Python Pandas DataFrame std() - Calculate Standard Deviation

Updated on December 24, 2024
std() header image

Introduction

The standard deviation is a statistic that measures the dispersion of a dataset relative to its mean. In Python, the Pandas library simplifies the calculation of standard deviation across data frames with its std() method. This function is pivotal for data analysis, allowing for an understanding of how spread out the numerical data is in your datasets.

In this article, you will learn how to utilize the std() method on a DataFrame to calculate the standard deviation of various datasets. Explore how to apply this method to entire dataframes or specific columns, configure the degrees of freedom, and handle missing data effectively.

Understanding the std() Method

Calculating Standard Deviation on a Complete DataFrame

  1. Import the pandas library and create a DataFrame.

  2. Apply the std() method to the DataFrame to compute the standard deviation.

    python
    import pandas as pd
    
    df = pd.DataFrame({
        'scores': [88, 92, 80, 89, 90, 100],
        'age': [15, 16, 16, 15, 16, 17]
    })
    result = df.std()
    print(result)
    

    This code calculates the standard deviation for each numerical column in the DataFrame.

Using Different Degrees of Freedom

  1. Recognize the significance of the degrees of freedom parameter, ddof. The default is 1, which calculates the sample standard deviation.

  2. Adjust the ddof parameter as needed to compute population standard deviation.

    python
    population_std = df.std(ddof=0)
    print(population_std)
    

    Setting the ddof parameter to 0 computes the population standard deviation for each column, assuming the data represents the entire population.

Applying std() on Specific DataFrame Columns

Single Column Standard Deviation

  1. Select a specific column from the DataFrame.

  2. Call the std() method on this column to find its standard deviation.

    python
    score_std = df['scores'].std()
    print(score_std)
    

    This snippet computes the standard deviation of the scores column, providing insights into the variance of the scores.

Multiple Column Standard Deviation

  1. Select multiple columns by passing a list of column names to the DataFrame indexer.

  2. Compute the standard deviation for the selected columns.

    python
    selected_std = df[['scores', 'age']].std()
    print(selected_std)
    

    This example computes the standard deviations of both the scores and age columns simultaneously.

Handling Missing Data with std()

Exclude Missing Values Automatically

  1. Understand that std() automatically excludes NaN values from calculations.

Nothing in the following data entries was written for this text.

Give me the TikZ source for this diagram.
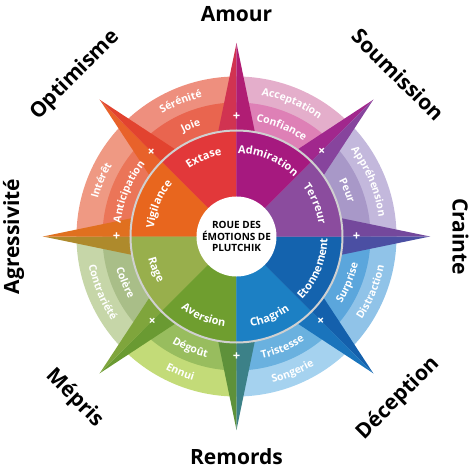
\documentclass[tikz,border=0pt]{standalone}
\usepackage{fontspec}
\setmainfont{Open Sans}
\usetikzlibrary{decorations.text}

% sector colours, outer band to inner band
\definecolor{serenite}{HTML}{EE8F7E}
\definecolor{joie}{HTML}{E9654F}
\definecolor{extase}{HTML}{E2383A}
\definecolor{interet}{HTML}{EF9983}
\definecolor{anticipation}{HTML}{EB7558}
\definecolor{vigilance}{HTML}{E8661E}
\definecolor{contrariete}{HTML}{C6D6A8}
\definecolor{colere}{HTML}{A9BE88}
\definecolor{rage}{HTML}{98AF4C}
\definecolor{ennui}{HTML}{C3DB78}
\definecolor{degout}{HTML}{98BD5E}
\definecolor{aversion}{HTML}{6F9E2F}
\definecolor{songerie}{HTML}{A5D2EF}
\definecolor{tristesse}{HTML}{6AB1DF}
\definecolor{chagrin}{HTML}{1C80C4}
\definecolor{distraction}{HTML}{90C3E8}
\definecolor{surprise}{HTML}{5BA6DC}
\definecolor{etonnement}{HTML}{1463AE}
\definecolor{apprehension}{HTML}{C3B8DC}
\definecolor{peur}{HTML}{A898C8}
\definecolor{terreur}{HTML}{8B4C9E}
\definecolor{acceptation}{HTML}{E4AECB}
\definecolor{confiance}{HTML}{DE80B6}
\definecolor{admiration}{HTML}{A6197F}
% spike halves
\definecolor{amourA}{HTML}{D13351}
\definecolor{amourB}{HTML}{B01D74}
\definecolor{soumA}{HTML}{A1278D}
\definecolor{soumB}{HTML}{87449D}
\definecolor{craintA}{HTML}{74489C}
\definecolor{craintB}{HTML}{4B4FA3}
\definecolor{decepA}{HTML}{1460AC}
\definecolor{decepB}{HTML}{1A74BC}
\definecolor{remorA}{HTML}{3C8188}
\definecolor{remorB}{HTML}{5E913A}
\definecolor{meprA}{HTML}{6A9A32}
\definecolor{meprB}{HTML}{7FA53C}
\definecolor{agresA}{HTML}{AE8A2C}
\definecolor{agresB}{HTML}{E0701F}
\definecolor{optimA}{HTML}{E8622A}
\definecolor{optimB}{HTML}{E2432F}
\definecolor{ringgrey}{HTML}{D0D0D0}

\newcommand{\innerfont}{\fontsize{11}{11}\selectfont\bfseries}
\newcommand{\ringfont}{\fontsize{10.5}{10.5}\selectfont\bfseries}

\begin{document}
\begin{tikzpicture}[
    dyad/.style={font=\fontsize{21}{21}\selectfont\bfseries, text=black, inner sep=0pt},
    sign/.style={font=\fontsize{13}{13}\selectfont\bfseries, text=white, inner sep=0pt},
    title/.style={font=\fontsize{10}{11.5}\selectfont\bfseries, text=black, align=center, inner sep=0pt},
    innertext/.style={decorate, decoration={text along path, text={|\innerfont|#1}, text align=center, text color=white}},
    ringtext/.style={decorate, decoration={text along path, text={|\ringfont|#1}, text align=center, text color=white}},
    ringline/.style={draw=ringgrey, line width=2pt}
    ]

    \useasboundingbox (-236.5pt,-237.5pt) rectangle (237.5pt,236.5pt);

    % Outer band
    \fill[serenite] (0,0) -- (90:160pt) arc[start angle=90, end angle=135, radius=160pt] -- cycle;
    \fill[interet] (0,0) -- (135:160pt) arc[start angle=135, end angle=180, radius=160pt] -- cycle;
    \fill[contrariete] (0,0) -- (180:160pt) arc[start angle=180, end angle=225, radius=160pt] -- cycle;
    \fill[ennui] (0,0) -- (225:160pt) arc[start angle=225, end angle=270, radius=160pt] -- cycle;
    \fill[songerie] (0,0) -- (270:160pt) arc[start angle=270, end angle=315, radius=160pt] -- cycle;
    \fill[distraction] (0,0) -- (315:160pt) arc[start angle=315, end angle=360, radius=160pt] -- cycle;
    \fill[apprehension] (0,0) -- (0:160pt) arc[start angle=0, end angle=45, radius=160pt] -- cycle;
    \fill[acceptation] (0,0) -- (45:160pt) arc[start angle=45, end angle=90, radius=160pt] -- cycle;

    % Middle band
    \fill[joie] (0,0) -- (90:134pt) arc[start angle=90, end angle=135, radius=134pt] -- cycle;
    \fill[anticipation] (0,0) -- (135:134pt) arc[start angle=135, end angle=180, radius=134pt] -- cycle;
    \fill[colere] (0,0) -- (180:134pt) arc[start angle=180, end angle=225, radius=134pt] -- cycle;
    \fill[degout] (0,0) -- (225:134pt) arc[start angle=225, end angle=270, radius=134pt] -- cycle;
    \fill[tristesse] (0,0) -- (270:134pt) arc[start angle=270, end angle=315, radius=134pt] -- cycle;
    \fill[surprise] (0,0) -- (315:134pt) arc[start angle=315, end angle=360, radius=134pt] -- cycle;
    \fill[peur] (0,0) -- (0:134pt) arc[start angle=0, end angle=45, radius=134pt] -- cycle;
    \fill[confiance] (0,0) -- (45:134pt) arc[start angle=45, end angle=90, radius=134pt] -- cycle;

    % Inner band
    \fill[extase] (0,0) -- (90:106pt) arc[start angle=90, end angle=135, radius=106pt] -- cycle;
    \fill[vigilance] (0,0) -- (135:106pt) arc[start angle=135, end angle=180, radius=106pt] -- cycle;
    \fill[rage] (0,0) -- (180:106pt) arc[start angle=180, end angle=225, radius=106pt] -- cycle;
    \fill[aversion] (0,0) -- (225:106pt) arc[start angle=225, end angle=270, radius=106pt] -- cycle;
    \fill[chagrin] (0,0) -- (270:106pt) arc[start angle=270, end angle=315, radius=106pt] -- cycle;
    \fill[etonnement] (0,0) -- (315:106pt) arc[start angle=315, end angle=360, radius=106pt] -- cycle;
    \fill[terreur] (0,0) -- (0:106pt) arc[start angle=0, end angle=45, radius=106pt] -- cycle;
    \fill[admiration] (0,0) -- (45:106pt) arc[start angle=45, end angle=90, radius=106pt] -- cycle;

    % Spikes, two halves each
    \fill[amourA] (90:106pt) -- (90:193.5pt) -- (100:106pt) arc[start angle=100, end angle=90, radius=106pt] -- cycle;
    \fill[amourB] (90:106pt) -- (90:193.5pt) -- (80:106pt) arc[start angle=80, end angle=90, radius=106pt] -- cycle;
    \fill[soumA] (45:106pt) -- (45:193.5pt) -- (55:106pt) arc[start angle=55, end angle=45, radius=106pt] -- cycle;
    \fill[soumB] (45:106pt) -- (45:193.5pt) -- (35:106pt) arc[start angle=35, end angle=45, radius=106pt] -- cycle;
    \fill[craintA] (0:106pt) -- (0:193.5pt) -- (10:106pt) arc[start angle=10, end angle=0, radius=106pt] -- cycle;
    \fill[craintB] (0:106pt) -- (0:193.5pt) -- (-10:106pt) arc[start angle=-10, end angle=0, radius=106pt] -- cycle;
    \fill[decepA] (-45:106pt) -- (-45:193.5pt) -- (-35:106pt) arc[start angle=-35, end angle=-45, radius=106pt] -- cycle;
    \fill[decepB] (-45:106pt) -- (-45:193.5pt) -- (-55:106pt) arc[start angle=-55, end angle=-45, radius=106pt] -- cycle;
    \fill[remorA] (-90:106pt) -- (-90:193.5pt) -- (-80:106pt) arc[start angle=-80, end angle=-90, radius=106pt] -- cycle;
    \fill[remorB] (-90:106pt) -- (-90:193.5pt) -- (-100:106pt) arc[start angle=-100, end angle=-90, radius=106pt] -- cycle;
    \fill[meprA] (-135:106pt) -- (-135:193.5pt) -- (-125:106pt) arc[start angle=-125, end angle=-135, radius=106pt] -- cycle;
    \fill[meprB] (-135:106pt) -- (-135:193.5pt) -- (-145:106pt) arc[start angle=-145, end angle=-135, radius=106pt] -- cycle;
    \fill[agresA] (180:106pt) -- (180:193.5pt) -- (190:106pt) arc[start angle=190, end angle=180, radius=106pt] -- cycle;
    \fill[agresB] (180:106pt) -- (180:193.5pt) -- (170:106pt) arc[start angle=170, end angle=180, radius=106pt] -- cycle;
    \fill[optimA] (135:106pt) -- (135:193.5pt) -- (145:106pt) arc[start angle=145, end angle=135, radius=106pt] -- cycle;
    \fill[optimB] (135:106pt) -- (135:193.5pt) -- (125:106pt) arc[start angle=125, end angle=135, radius=106pt] -- cycle;

    % Grey ring and centre
    \draw[ringline] (0,0) circle[radius=106pt];
    \fill[white] (0,0) circle[radius=40pt];
    \node[title] (titre) at (0,0) {ROUE DES\\ÉMOTIONS DE\\PLUTCHIK};

    % Plus signs on the spikes
    \node[sign] (plusamour) at (90:120pt) {+};
    \node[sign, rotate=-45] (plussoum) at (45:120pt) {+};
    \node[sign] (pluscraint) at (0:120pt) {+};
    \node[sign, rotate=45] (plusdecep) at (-45:120pt) {+};
    \node[sign] (plusremor) at (-90:120pt) {+};
    \node[sign, rotate=-45] (plusmepr) at (-135:120pt) {+};
    \node[sign] (plusagres) at (180:120pt) {+};
    \node[sign, rotate=45] (plusoptim) at (135:120pt) {+};

    % Inner band labels
    \path[innertext=Extase] (135:83pt) arc[start angle=135, end angle=90, radius=83pt];
    \path[innertext=Admiration] (90:83pt) arc[start angle=90, end angle=45, radius=83pt];
    \path[innertext=Terreur] (45:83pt) arc[start angle=45, end angle=0, radius=83pt];
    \path[innertext=Vigilance] (180:83pt) arc[start angle=180, end angle=135, radius=83pt];
    \path[innertext=Etonnement] (-45:91pt) arc[start angle=-45, end angle=0, radius=91pt];
    \path[innertext=Chagrin] (-90:91pt) arc[start angle=-90, end angle=-45, radius=91pt];
    \path[innertext=Aversion] (-135:91pt) arc[start angle=-135, end angle=-90, radius=91pt];
    \path[innertext=Rage] (-180:91pt) arc[start angle=-180, end angle=-135, radius=91pt];

    % Middle band labels
    \path[ringtext=Joie] (135:116.5pt) arc[start angle=135, end angle=90, radius=116.5pt];
    \path[ringtext=Confiance] (90:116.5pt) arc[start angle=90, end angle=45, radius=116.5pt];
    \path[ringtext=Peur] (45:116.5pt) arc[start angle=45, end angle=0, radius=116.5pt];
    \path[ringtext=Anticipation] (180:116.5pt) arc[start angle=180, end angle=135, radius=116.5pt];
    \path[ringtext=Surprise] (-45:124.5pt) arc[start angle=-45, end angle=0, radius=124.5pt];
    \path[ringtext=Tristesse] (-90:124.5pt) arc[start angle=-90, end angle=-45, radius=124.5pt];
    \path[ringtext=Dégoût] (-135:124.5pt) arc[start angle=-135, end angle=-90, radius=124.5pt];
    \path[ringtext=Colère] (-180:124.5pt) arc[start angle=-180, end angle=-135, radius=124.5pt];

    % Outer band labels
    \path[ringtext=Sérénité] (135:143.5pt) arc[start angle=135, end angle=90, radius=143.5pt];
    \path[ringtext=Acceptation] (90:143.5pt) arc[start angle=90, end angle=45, radius=143.5pt];
    \path[ringtext=Appréhension] (45:143.5pt) arc[start angle=45, end angle=0, radius=143.5pt];
    \path[ringtext=Intérêt] (180:143.5pt) arc[start angle=180, end angle=135, radius=143.5pt];
    \path[ringtext=Distraction] (-45:150.5pt) arc[start angle=-45, end angle=0, radius=150.5pt];
    \path[ringtext=Songerie] (-90:150.5pt) arc[start angle=-90, end angle=-45, radius=150.5pt];
    \path[ringtext=Ennui] (-135:150.5pt) arc[start angle=-135, end angle=-90, radius=150.5pt];
    \path[ringtext=Contrariété] (-180:150.5pt) arc[start angle=-180, end angle=-135, radius=150.5pt];

    % Dyad labels
    \node[dyad] (amour) at (90:222pt) {Amour};
    \node[dyad, rotate=-45] (soumission) at (45:229pt) {Soumission};
    \node[dyad, rotate=-90] (crainte) at (0:224pt) {Crainte};
    \node[dyad, rotate=45] (deception) at (-45:229pt) {Déception};
    \node[dyad] (remords) at (-90:220pt) {Remords};
    \node[dyad, rotate=-45] (mepris) at (-135:229pt) {Mépris};
    \node[dyad, rotate=90] (agressivite) at (180:223pt) {Agressivité};
    \node[dyad, rotate=45] (optimisme) at (135:228pt) {Optimisme};

\end{tikzpicture}
\end{document}
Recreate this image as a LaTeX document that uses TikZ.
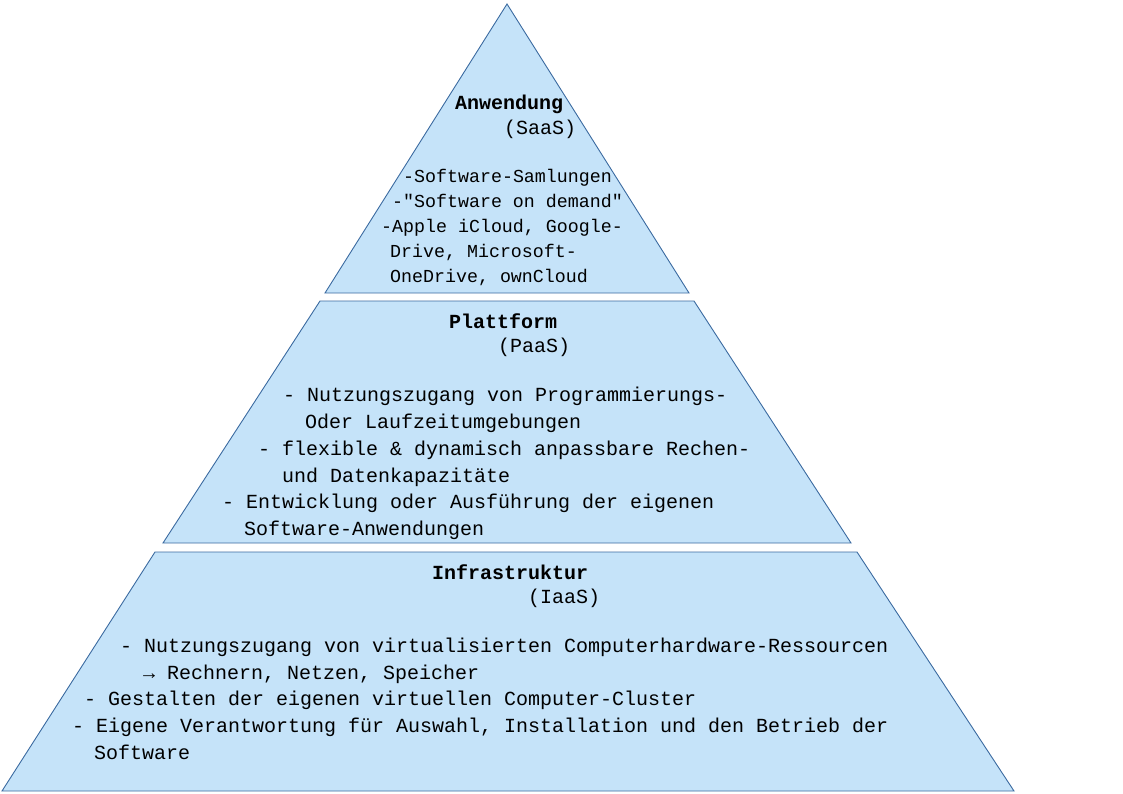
\documentclass[tikz,border=0pt]{standalone}
\usepackage{fontspec}
\newfontfamily\pyrmono{Liberation Mono}
\definecolor{layerfill}{HTML}{C5E3F9}
\definecolor{layerline}{HTML}{3B6AA0}
\tikzset{
  layer/.style={draw=layerline, fill=layerfill, line width=0.9pt},
  heading/.style={anchor=base west, inner sep=0pt, font=\pyrmono\bfseries\fontsize{20}{24}\selectfont},
  item/.style={anchor=base west, inner sep=0pt, font=\pyrmono\fontsize{20}{24}\selectfont},
  smallitem/.style={anchor=base west, inner sep=0pt, font=\pyrmono\fontsize{18.3}{22}\selectfont}
}
\begin{document}
\begin{tikzpicture}[x=1pt,y=-1pt]
\useasboundingbox (0,0) rectangle (1123,794);

% Anwendung
\draw[layer] (507,4) -- (689,293) -- (325,293) -- cycle;

\node[heading] (saas-title) at (455,110) {Anwendung};
\node[item] (saas-abbr) at (504,135) {(SaaS)};

\foreach \x/\y/\t [count=\n] in {
403/183/{-Software-Samlungen},
392/208/{-"Software on demand"},
381/233/{-Apple iCloud, Google-},
390/257/{Drive, Microsoft-},
390/282/{OneDrive, ownCloud}
}
{
\node[smallitem] (saas-\n) at (\x,\y) {\t};
}

% Plattform
\draw[layer] (320,301) -- (694,301) -- (851,543) -- (163,543) -- cycle;

\node[heading] (paas-title) at (449,328) {Plattform};
\node[item] (paas-abbr) at (498,352) {(PaaS)};

\foreach \x/\y/\t [count=\n] in {
283/401/{- Nutzungszugang von Programmierungs-},
305/428/{Oder Laufzeitumgebungen},
258/455/{- flexible \& dynamisch anpassbare Rechen-},
282/482/{und Datenkapazitäte},
222/508/{- Entwicklung oder Ausführung der eigenen},
244/535/{Software-Anwendungen}
}
{
\node[item] (paas-\n) at (\x,\y) {\t};
}

% Infrastruktur
\draw[layer] (155,552) -- (857,552) -- (1014,791) -- (2,791) -- cycle;

\node[heading] (iaas-title) at (432,579) {Infrastruktur};
\node[item] (iaas-abbr) at (528,603) {(IaaS)};

\foreach \x/\y/\t [count=\n] in {
120/652/{- Nutzungszugang von virtualisierten Computerhardware-Ressourcen},
143/679/{→ Rechnern, Netzen, Speicher},
84/705/{- Gestalten der eigenen virtuellen Computer-Cluster},
72/732/{- Eigene Verantwortung für Auswahl, Installation und den Betrieb der},
94/759/{Software}
}
{
\node[item] (iaas-\n) at (\x,\y) {\t};
}

\end{tikzpicture}
\end{document}
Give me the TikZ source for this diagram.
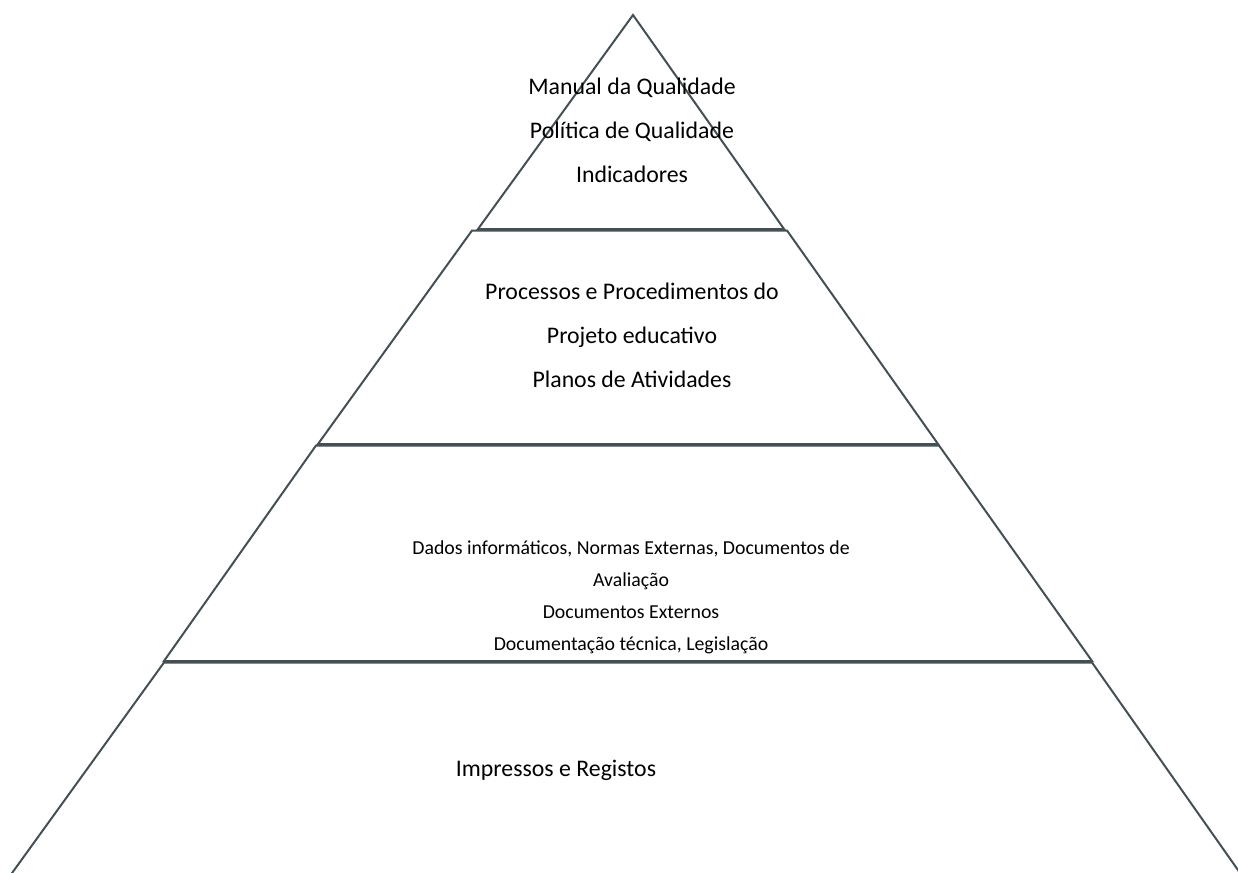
\documentclass[tikz,border=0pt]{standalone}
\usepackage{fontspec}
\setmainfont{Carlito}
\usepackage{tikz}
\tikzset{every picture/.style={line width=2pt}}
\definecolor{pyrline}{RGB}{68,80,84}
\tikzset{tierline/.style={draw=pyrline, line join=miter},
  tiertext/.style={inner sep=0pt, align=center, font=\fontsize{23.8}{44}\selectfont}}

\begin{document}
\begin{tikzpicture}[x=1pt,y=1pt,yscale=-1,xscale=1]
\useasboundingbox (0,0) rectangle (1238,872);
\clip (0,0) rectangle (1238,872);

%Shape: Triangle (top)
\draw [tierline] (633,15) -- (478,229) -- (784,229) -- cycle ;
%Shape: Trapezoid (second)
\draw [tierline] (472,230.5) -- (787,230.5) -- (938,444) -- (318,444) -- cycle ;
%Shape: Trapezoid (third)
\draw [tierline] (316,445.5) -- (939,445.5) -- (1092,661) -- (164,661) -- cycle ;
%Shape: Trapezoid (base)
\draw [tierline] (164,662.5) -- (1092,662.5) -- (1245,880) -- (7,880) -- cycle ;

% Text Node
\node [tiertext] (topTxt) at (632,130) {Manual da Qualidade\\Política de Qualidade\\Indicadores};
% Text Node
\node [tiertext] (procTxt) at (632,335) {Processos e Procedimentos do\\Projeto educativo\\Planos de Atividades};
% Text Node
\node [tiertext, font=\fontsize{19.8}{32}\selectfont] (docTxt) at (631,597) {Dados informáticos, Normas Externas, Documentos de\\Avaliação\\Documentos Externos\\Documentação técnica, Legislação};
% Text Node
\node [tiertext] (regTxt) at (556,770) {Impressos e Registos};

\end{tikzpicture}
\end{document}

  2. Add missing values to the DataFrame and compute standard deviation.

    python
    df.loc[6] = [pd.NA, 18]
    result_with_na = df.std()
    print(result_with_na)
    

    With the std() function, any NaN or NA values are automatically ignored, ensuring accurate statistical calculations.

Utilizing the skipna Parameter

  1. Decide whether to exclude or include NaN values explicitly using the skipna parameter.

  2. Set skipna to False to force the inclusion of NaN values in the computation.

    python
    result_without_skipna = df.std(skipna=False)
    print(result_without_skipna)
    

    Setting skipna to False will include NaN values in the computation, which may yield a NaN result if NaN exists in the data.

Conclusion

The std() method in Pandas is a versatile tool for calculating the standard deviation across different segments of your data. By mastering how to apply this method, modify degrees of freedom, and handle missing values, enhance your data analysis capabilities. Implement the techniques discussed to ensure your statistical analyses are both robust and accurate. With these strategies, develop a deeper understanding of data variability and improve the quality of your analytical insights.